A l’angle de Mercaderes Arturo nous parle de la pâtisserie-confiserie La Dominica, dont les conserves méritèrent des prix importants à Paris. Plus loin, où se trouve aujourd’hui une école primaire, un chef français assurait l’excellente réputation du Restaurant Paris. Là, le chef de file du modernisme latino-américain, Rubén Darío, en route vers Paris, a fait connaissance avec Julián del Casal, le plus « français » des poètes cubains.
Une auguste maison en pierre de taille recèle tout son mystère à l’angle de San Ignacio. Le premier des Roelandts, Adolphe, tailleur renommé, membre de la Société française Mutuelle de Secours, y a fixé son domicile à la fin du XIX siècle. Son fils Émile, représentant de maisons industrielles et commerciales françaises et belges, membre de la Chambre de Commerce Française de La Havane et son trésorier de 1936 à 1938, fut consul général de la Belgique pendant très longtemps. Son fils Jean, secrétaire du consulat et directeur de la Maison Roelandts jusqu’en 1968, avait son bureau ici.
Des émules de Daguerre, allemands, espagnols, américains et cubains, mais aussi des français, envahirent la rue dans la deuxième moitié du XIX siècle. De 15 studios photographiques recensés à La Havane en 1874, huit se trouvaient à O’Reilly, ainsi appelée « la rue des photographes ».
Sur Aguiar à droite, on distingue ce qui fut le restaurant Lafayette, riche en secrets, qu’on rêve de réhabiliter un jour. Á gauche, la cantine pour des personnes du troisième âge, inaugurée en novembre dernier grâce à l’apport financier de Gilbert Lefront à travers Cuba Coopération France. Deux autres maisons sur la rue O’Reilly furent réparées aussi grâce à cet ami français.

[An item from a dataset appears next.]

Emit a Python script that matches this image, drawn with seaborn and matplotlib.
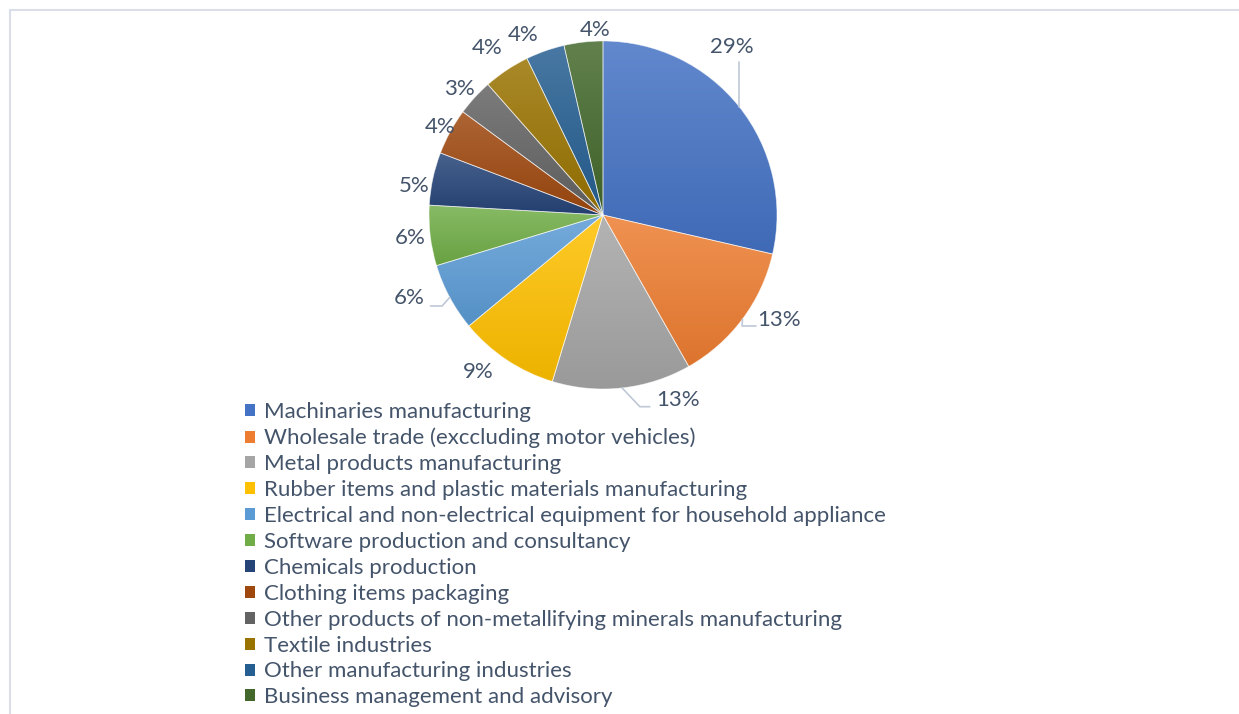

Á deux pas, à l’angle de la rue Havane il y eut un certain Bazar le Louvre, plus loin, la Maison Potin qui vendait des spécialités françaises. La Maison Belge au 455, tenue par Mr. René de Smedt, de nationalité belge, était une librairie, mais aussi un centre culturel très important. Le Comité des Français Libres et des Belges de Cuba, créé en 1940 pour aider les alliés pendant la Deuxième Guerre Mondiale, y eut son siège. De Smedt était son vice-président.
Jusqu’en 1863, la rue O’Reilly débouchait sur une des Portes de Monserrate. Depuis, l’ancienne enceinte de la ville fut démolie. A sa place se trouve aujourd’hui l’Avenue de Belgique, ainsi baptisée en 1918, suite à la requête de Fernand de Soignie, journaliste qui écrivit une série d’articles sur les ravages de la I Guerre Mondiale dans son pays d’origine, la Belgique. « Chroniques de sang » -tître de l’ensemble publié par La Discusión- dévoilent un fait méconnu : la participation des cubains aux côtés des belges.
Notre parcours finit au 311, où l’amitié, la passion et la volonté de deux hommes, Eusebio Leal, Historien de la Ville, et Roger Grévoul, Président de Cuba Coopération France, ont réussi un miracle : la Maison Victor Hugo, qui se passe de commentaires.
La rue O’Reilly vient de nous livrer ainsi quelques petits secrets. A nous d’en percer d’autres. Les Andares servent à ça : à marcher sans arrêt pour aller plus loin.